Write the entries below out again exactly; any picture in them stays out.

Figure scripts
* Begin *

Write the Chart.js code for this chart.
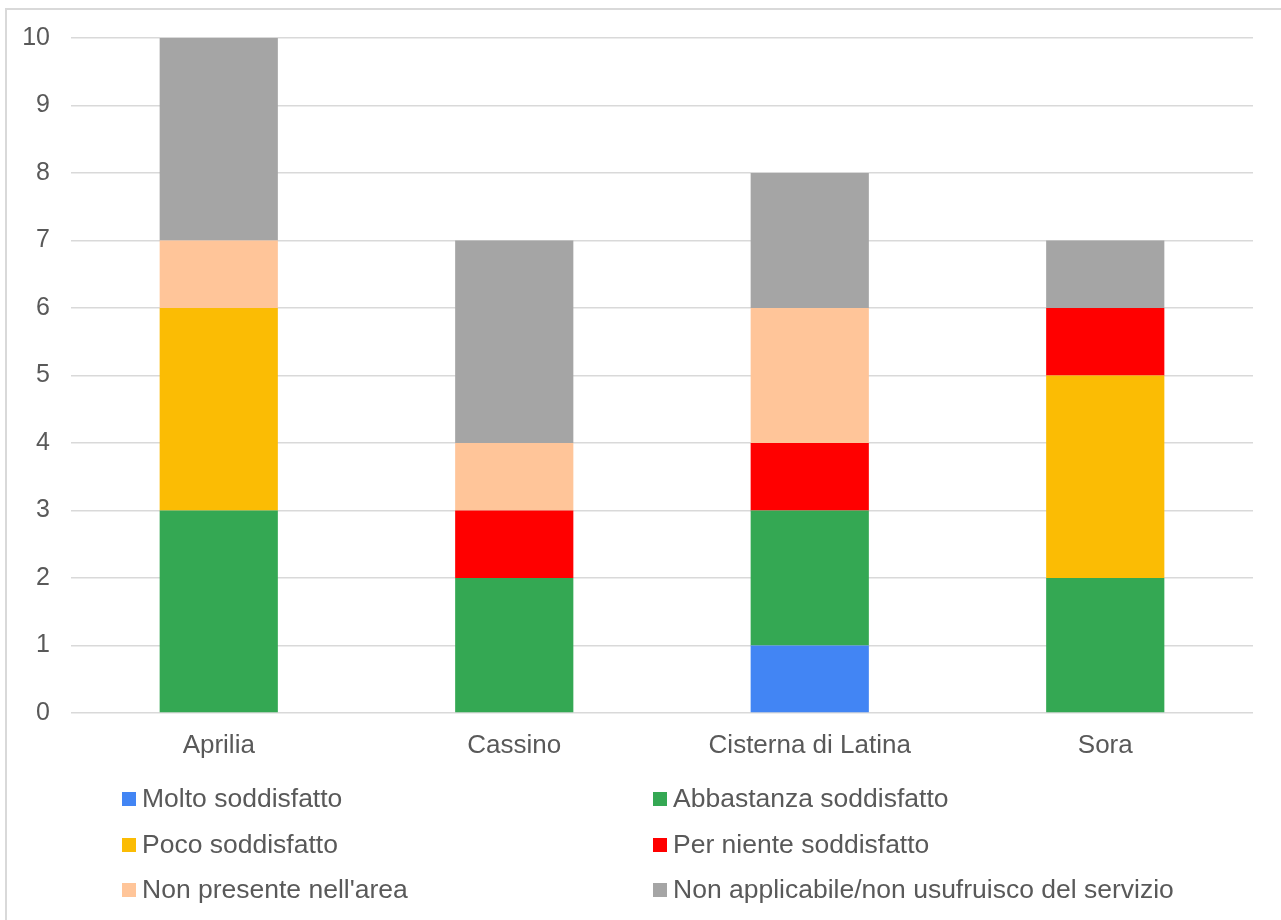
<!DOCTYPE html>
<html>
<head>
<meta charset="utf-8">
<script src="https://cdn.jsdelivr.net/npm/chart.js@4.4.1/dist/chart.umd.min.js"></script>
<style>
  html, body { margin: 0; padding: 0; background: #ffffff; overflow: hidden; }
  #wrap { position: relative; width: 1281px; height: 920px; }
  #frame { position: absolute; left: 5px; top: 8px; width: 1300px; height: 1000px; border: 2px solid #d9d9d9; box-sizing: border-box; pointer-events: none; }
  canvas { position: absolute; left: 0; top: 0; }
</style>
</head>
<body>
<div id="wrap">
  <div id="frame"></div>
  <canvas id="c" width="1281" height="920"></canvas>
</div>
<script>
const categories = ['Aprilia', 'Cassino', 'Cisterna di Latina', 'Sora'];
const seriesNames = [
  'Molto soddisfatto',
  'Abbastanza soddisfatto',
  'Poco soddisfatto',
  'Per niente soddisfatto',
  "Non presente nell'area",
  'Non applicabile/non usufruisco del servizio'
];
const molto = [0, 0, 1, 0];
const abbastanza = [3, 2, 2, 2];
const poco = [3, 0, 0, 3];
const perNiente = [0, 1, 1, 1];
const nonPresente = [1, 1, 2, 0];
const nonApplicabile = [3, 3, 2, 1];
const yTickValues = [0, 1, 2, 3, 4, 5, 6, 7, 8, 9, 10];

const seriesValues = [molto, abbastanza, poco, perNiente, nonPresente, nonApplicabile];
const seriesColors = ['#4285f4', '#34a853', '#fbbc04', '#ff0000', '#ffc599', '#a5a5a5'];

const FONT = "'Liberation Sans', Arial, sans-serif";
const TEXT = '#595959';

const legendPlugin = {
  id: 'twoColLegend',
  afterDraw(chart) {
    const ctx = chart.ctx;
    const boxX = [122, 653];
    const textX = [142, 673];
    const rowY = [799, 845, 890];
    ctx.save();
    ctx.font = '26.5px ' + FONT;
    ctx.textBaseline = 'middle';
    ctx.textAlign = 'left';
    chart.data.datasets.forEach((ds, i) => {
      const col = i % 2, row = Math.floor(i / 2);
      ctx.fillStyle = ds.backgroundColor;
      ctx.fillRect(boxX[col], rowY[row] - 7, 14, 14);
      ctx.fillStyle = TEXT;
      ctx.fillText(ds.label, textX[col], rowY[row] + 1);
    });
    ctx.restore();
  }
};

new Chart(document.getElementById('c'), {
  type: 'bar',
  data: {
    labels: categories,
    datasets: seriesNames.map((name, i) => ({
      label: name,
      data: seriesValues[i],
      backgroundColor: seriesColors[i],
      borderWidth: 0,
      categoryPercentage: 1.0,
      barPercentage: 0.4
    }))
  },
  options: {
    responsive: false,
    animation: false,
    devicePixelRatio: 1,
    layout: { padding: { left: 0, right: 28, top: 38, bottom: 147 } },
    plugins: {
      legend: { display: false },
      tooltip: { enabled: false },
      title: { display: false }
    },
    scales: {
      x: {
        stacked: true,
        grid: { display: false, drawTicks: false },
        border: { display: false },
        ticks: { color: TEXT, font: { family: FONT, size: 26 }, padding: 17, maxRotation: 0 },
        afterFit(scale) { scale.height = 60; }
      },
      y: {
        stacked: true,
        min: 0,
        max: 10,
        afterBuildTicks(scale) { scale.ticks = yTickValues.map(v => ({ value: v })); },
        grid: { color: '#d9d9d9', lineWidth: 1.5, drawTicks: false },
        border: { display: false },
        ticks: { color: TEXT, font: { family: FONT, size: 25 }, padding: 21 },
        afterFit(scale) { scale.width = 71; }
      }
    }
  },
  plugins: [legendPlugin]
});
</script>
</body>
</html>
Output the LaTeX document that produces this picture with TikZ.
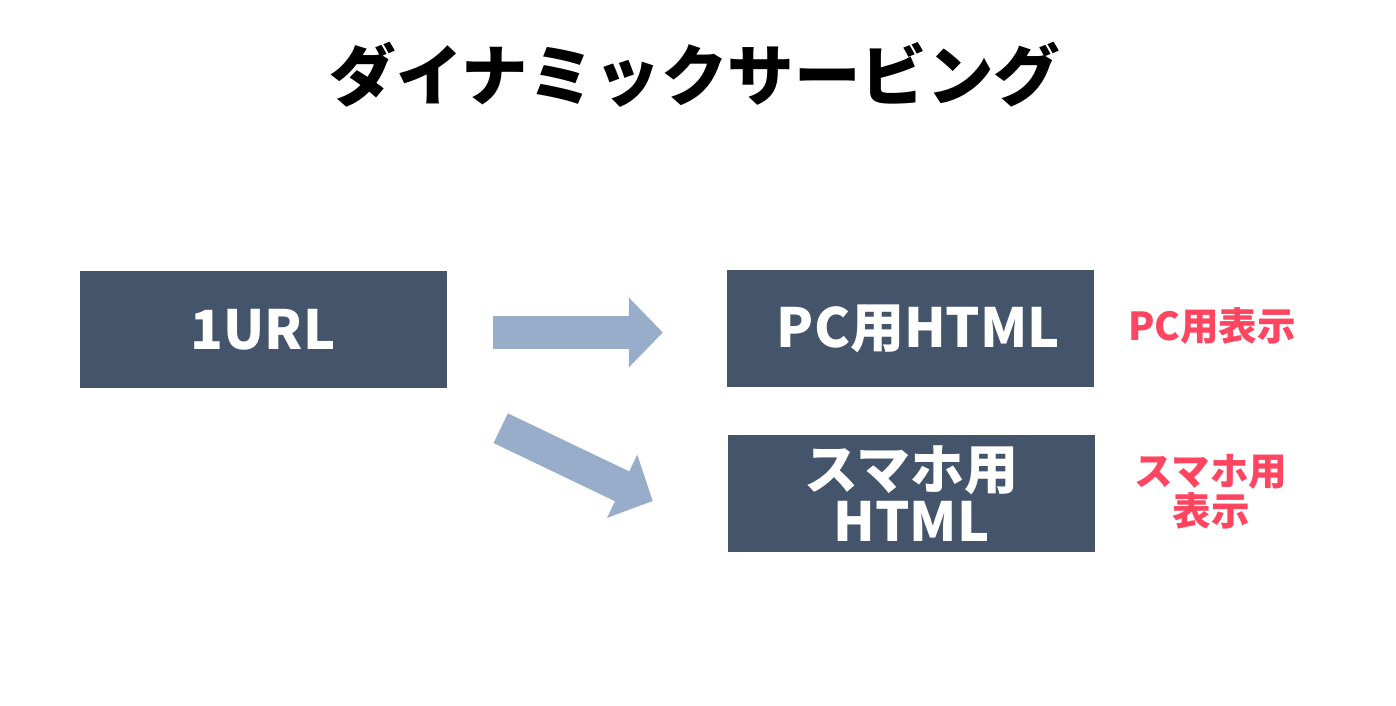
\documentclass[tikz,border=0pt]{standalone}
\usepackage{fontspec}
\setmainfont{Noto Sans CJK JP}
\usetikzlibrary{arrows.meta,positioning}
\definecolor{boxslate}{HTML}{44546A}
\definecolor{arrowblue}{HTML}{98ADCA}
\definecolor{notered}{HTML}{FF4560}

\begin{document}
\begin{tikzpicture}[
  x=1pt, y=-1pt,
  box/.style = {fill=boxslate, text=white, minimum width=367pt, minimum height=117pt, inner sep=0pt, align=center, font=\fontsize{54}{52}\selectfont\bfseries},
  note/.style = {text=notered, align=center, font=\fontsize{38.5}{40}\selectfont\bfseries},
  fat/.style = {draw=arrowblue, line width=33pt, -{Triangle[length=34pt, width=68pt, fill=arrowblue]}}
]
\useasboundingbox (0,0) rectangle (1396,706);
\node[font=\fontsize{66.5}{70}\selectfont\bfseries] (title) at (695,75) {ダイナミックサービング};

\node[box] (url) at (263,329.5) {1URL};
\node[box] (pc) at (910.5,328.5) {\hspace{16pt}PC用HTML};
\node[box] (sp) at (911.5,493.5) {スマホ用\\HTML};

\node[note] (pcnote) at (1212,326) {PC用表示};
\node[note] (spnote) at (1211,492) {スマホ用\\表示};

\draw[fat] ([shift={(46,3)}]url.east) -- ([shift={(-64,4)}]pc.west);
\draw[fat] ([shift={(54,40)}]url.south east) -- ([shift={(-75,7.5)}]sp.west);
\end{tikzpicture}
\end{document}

* End *

> _Solution to this problem_:
Write the Chart.js code for this chart.
<!DOCTYPE html>
<html>
<head>
<meta charset="utf-8">
<script src="https://cdn.jsdelivr.net/npm/chart.js@4.4.1/dist/chart.umd.min.js"></script>
<style>
  html, body { margin: 0; padding: 0; background: #ffffff; overflow: hidden; }
  #wrap { position: relative; width: 1281px; height: 920px; }
  #frame { position: absolute; left: 5px; top: 8px; width: 1300px; height: 1000px; border: 2px solid #d9d9d9; box-sizing: border-box; pointer-events: none; }
  canvas { position: absolute; left: 0; top: 0; }
</style>
</head>
<body>
<div id="wrap">
  <div id="frame"></div>
  <canvas id="c" width="1281" height="920"></canvas>
</div>
<script>
const categories = ['Aprilia', 'Cassino', 'Cisterna di Latina', 'Sora'];
const seriesNames = [
  'Molto soddisfatto',
  'Abbastanza soddisfatto',
  'Poco soddisfatto',
  'Per niente soddisfatto',
  "Non presente nell'area",
  'Non applicabile/non usufruisco del servizio'
];
const molto = [0, 0, 1, 0];
const abbastanza = [3, 2, 2, 2];
const poco = [3, 0, 0, 3];
const perNiente = [0, 1, 1, 1];
const nonPresente = [1, 1, 2, 0];
const nonApplicabile = [3, 3, 2, 1];
const yTickValues = [0, 1, 2, 3, 4, 5, 6, 7, 8, 9, 10];

const seriesValues = [molto, abbastanza, poco, perNiente, nonPresente, nonApplicabile];
const seriesColors = ['#4285f4', '#34a853', '#fbbc04', '#ff0000', '#ffc599', '#a5a5a5'];

const FONT = "'Liberation Sans', Arial, sans-serif";
const TEXT = '#595959';

const legendPlugin = {
  id: 'twoColLegend',
  afterDraw(chart) {
    const ctx = chart.ctx;
    const boxX = [122, 653];
    const textX = [142, 673];
    const rowY = [799, 845, 890];
    ctx.save();
    ctx.font = '26.5px ' + FONT;
    ctx.textBaseline = 'middle';
    ctx.textAlign = 'left';
    chart.data.datasets.forEach((ds, i) => {
      const col = i % 2, row = Math.floor(i / 2);
      ctx.fillStyle = ds.backgroundColor;
      ctx.fillRect(boxX[col], rowY[row] - 7, 14, 14);
      ctx.fillStyle = TEXT;
      ctx.fillText(ds.label, textX[col], rowY[row] + 1);
    });
    ctx.restore();
  }
};

new Chart(document.getElementById('c'), {
  type: 'bar',
  data: {
    labels: categories,
    datasets: seriesNames.map((name, i) => ({
      label: name,
      data: seriesValues[i],
      backgroundColor: seriesColors[i],
      borderWidth: 0,
      categoryPercentage: 1.0,
      barPercentage: 0.4
    }))
  },
  options: {
    responsive: false,
    animation: false,
    devicePixelRatio: 1,
    layout: { padding: { left: 0, right: 28, top: 38, bottom: 147 } },
    plugins: {
      legend: { display: false },
      tooltip: { enabled: false },
      title: { display: false }
    },
    scales: {
      x: {
        stacked: true,
        grid: { display: false, drawTicks: false },
        border: { display: false },
        ticks: { color: TEXT, font: { family: FONT, size: 26 }, padding: 17, maxRotation: 0 },
        afterFit(scale) { scale.height = 60; }
      },
      y: {
        stacked: true,
        min: 0,
        max: 10,
        afterBuildTicks(scale) { scale.ticks = yTickValues.map(v => ({ value: v })); },
        grid: { color: '#d9d9d9', lineWidth: 1.5, drawTicks: false },
        border: { display: false },
        ticks: { color: TEXT, font: { family: FONT, size: 25 }, padding: 21 },
        afterFit(scale) { scale.width = 71; }
      }
    }
  },
  plugins: [legendPlugin]
});
</script>
</body>
</html>
Output the LaTeX document that produces this picture with TikZ.
\documentclass[tikz,border=0pt]{standalone}
\usepackage{fontspec}
\setmainfont{Noto Sans CJK JP}
\usetikzlibrary{arrows.meta,positioning}
\definecolor{boxslate}{HTML}{44546A}
\definecolor{arrowblue}{HTML}{98ADCA}
\definecolor{notered}{HTML}{FF4560}

\begin{document}
\begin{tikzpicture}[
  x=1pt, y=-1pt,
  box/.style = {fill=boxslate, text=white, minimum width=367pt, minimum height=117pt, inner sep=0pt, align=center, font=\fontsize{54}{52}\selectfont\bfseries},
  note/.style = {text=notered, align=center, font=\fontsize{38.5}{40}\selectfont\bfseries},
  fat/.style = {draw=arrowblue, line width=33pt, -{Triangle[length=34pt, width=68pt, fill=arrowblue]}}
]
\useasboundingbox (0,0) rectangle (1396,706);
\node[font=\fontsize{66.5}{70}\selectfont\bfseries] (title) at (695,75) {ダイナミックサービング};

\node[box] (url) at (263,329.5) {1URL};
\node[box] (pc) at (910.5,328.5) {\hspace{16pt}PC用HTML};
\node[box] (sp) at (911.5,493.5) {スマホ用\\HTML};

\node[note] (pcnote) at (1212,326) {PC用表示};
\node[note] (spnote) at (1211,492) {スマホ用\\表示};

\draw[fat] ([shift={(46,3)}]url.east) -- ([shift={(-64,4)}]pc.west);
\draw[fat] ([shift={(54,40)}]url.south east) -- ([shift={(-75,7.5)}]sp.west);
\end{tikzpicture}
\end{document}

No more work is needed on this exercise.